With the world now focused on unacceptable male behavior — the past year saw many women share their stories of enduring sexual harassment from their high-profile bosses and colleagues — along with the recent merging of the Women’s Southern California Golf Association and other women’s golf groups into the SCGA, it’s a good time to assess where we are in this context in golf. It’s a new world, a place where sexual harassers have no home — and that includes the golf course.

How many times have you heard men say inappropriate things to women while playing golf, or to the “cart girls,” women who drive a cart around the course and sell beverages and snacks. The golf course is the real world. It’s not some land far, far away where rules of decency don’t apply.

As a journalist, I have my own stories to tell. For example, when I covered the 2008 U.S. Open at Torrey Pines — the last major Tiger Woods won — I was walking just inside the ropes to follow Tiger. Media members usually walk along with a particular group, then kneel down so spectators can see. Woods’ galleries back then were 12-deep or so.

It didn’t happen often, but in that major, for whatever reason, men were shouting obscenities about me being in there with my male counterparts. I was the only one who was questioned about my golf knowledge and told to stay in the kitchen, where I belonged. I showed my press credential to one fan, who was undeterred.

Many spectators seemed like they had way too much to drink, but I, and so many others, need to stop using alcohol as an excuse for poor behavior on the golf course.

If you’re a drunk misogynist, you’re probably a sober misogynist too.

When I was a golf columnist at a newspaper, I had an annual review with my editor and an assistant editor in the office.

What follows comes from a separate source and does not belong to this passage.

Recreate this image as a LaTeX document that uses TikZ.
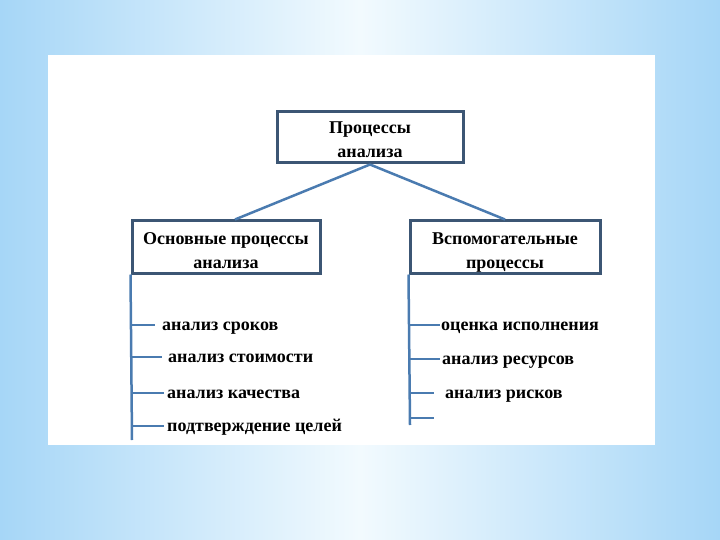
\documentclass[tikz,border=0pt]{standalone}
\usepackage{fontspec}
\setmainfont{Liberation Serif}
\usetikzlibrary{calc}

\definecolor{bgblue}{HTML}{A6D6F7}
\definecolor{bglight}{HTML}{F2FAFE}
\definecolor{boxline}{HTML}{3C5674}
\definecolor{linkblue}{HTML}{4A7BB0}

\tikzset{
    procbox/.style={draw=boxline, line width=3pt, fill=white, align=center,
        font=\fontsize{18}{24}\selectfont\bfseries, inner sep=0pt,
        text height=42pt, text depth=0pt},
    item/.style={anchor=west, inner sep=0pt, text height=12pt, text depth=4pt,
        font=\fontsize{18}{20}\selectfont\bfseries},
    link/.style={draw=linkblue, line width=2.5pt}
}

\begin{document}
\begin{tikzpicture}[x=1pt,y=-1pt]
\useasboundingbox (0,0) rectangle (720,540);
\shade[left color=bgblue, right color=bgblue, middle color=bglight] (0,0) rectangle (720,540);
\fill[white] (48,55) rectangle (655,445);

\node[procbox, minimum width=186pt, minimum height=51pt, text height=40pt] (top) at (370,137.5) {Процессы\\анализа};
\node[procbox, minimum width=188pt, minimum height=52pt] (basic) at (226,247) {Основные процессы\\анализа};
\node[procbox, minimum width=190pt, minimum height=52pt] (aux) at (505,247) {Вспомогательные\\процессы};

\draw[link] (top.south) -- ([xshift=9pt]basic.north);
\draw[link] (top.south) -- (aux.north);

% left branch
\coordinate (lend) at (132,440);
\draw[link] (basic.south west) -- (lend);
\foreach \y/\a/\b/\txt [count=\i] in {325/155/162/анализ сроков, 357/162/168/анализ стоимости,
        393/164/167/анализ качества, 426/164/167/подтверждение целей} {
    \node[item] (l\i) at (\b,\y+1) {\txt};
    \draw[link] (132,\y) -- (\a,\y);
}

% right branch
\coordinate (rend) at (410,425);
\draw[link] (aux.south west) -- (rend);
\foreach \y/\a/\b/\txt [count=\i] in {325/440/441/оценка исполнения, 359/440/442/анализ ресурсов,
        393/434/445/анализ рисков} {
    \node[item] (r\i) at (\b,\y+1) {\txt};
    \draw[link] (410,\y) -- (\a,\y);
}
\coordinate (r4) at (434,418);
\draw[link] (410,418) -- (r4);
\end{tikzpicture}
\end{document}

My boss asked me what I was writing for my golf column that week. I told him I was writing about undergoing a multiple camera analysis of my swing at the Old Greenwood Academy in Truckee, where the instructor deemed that I had a good golf swing. My boss responded, “He must have been horny.”

Neither the other editor nor myself said a word. I was stunned. The only way I could have a good swing was if the instructor was feeling sexual about me?

About a decade ago, I was stopped at the locker room door at the PGA Tour Champions event at Valencia Country Club. I had the same credentials with access to interview players as the other journalists that were with me, but I was told I couldn’t be there because men were changing.

The man guarding the door was an elderly volunteer who deemed his old-school theory that women shouldn’t be in the locker room to be above the rules governing all journalists. That same editor who made an inappropriate comment about my golf swing talked to Tour officials on my behalf, and the problem quickly was fixed.

For the most part, I’ve run into amazing and friendly men and women in the golf world. But sexual harassment of any kind, whether it’s verbal or physical, has no place anywhere anymore. Especially on a golf course.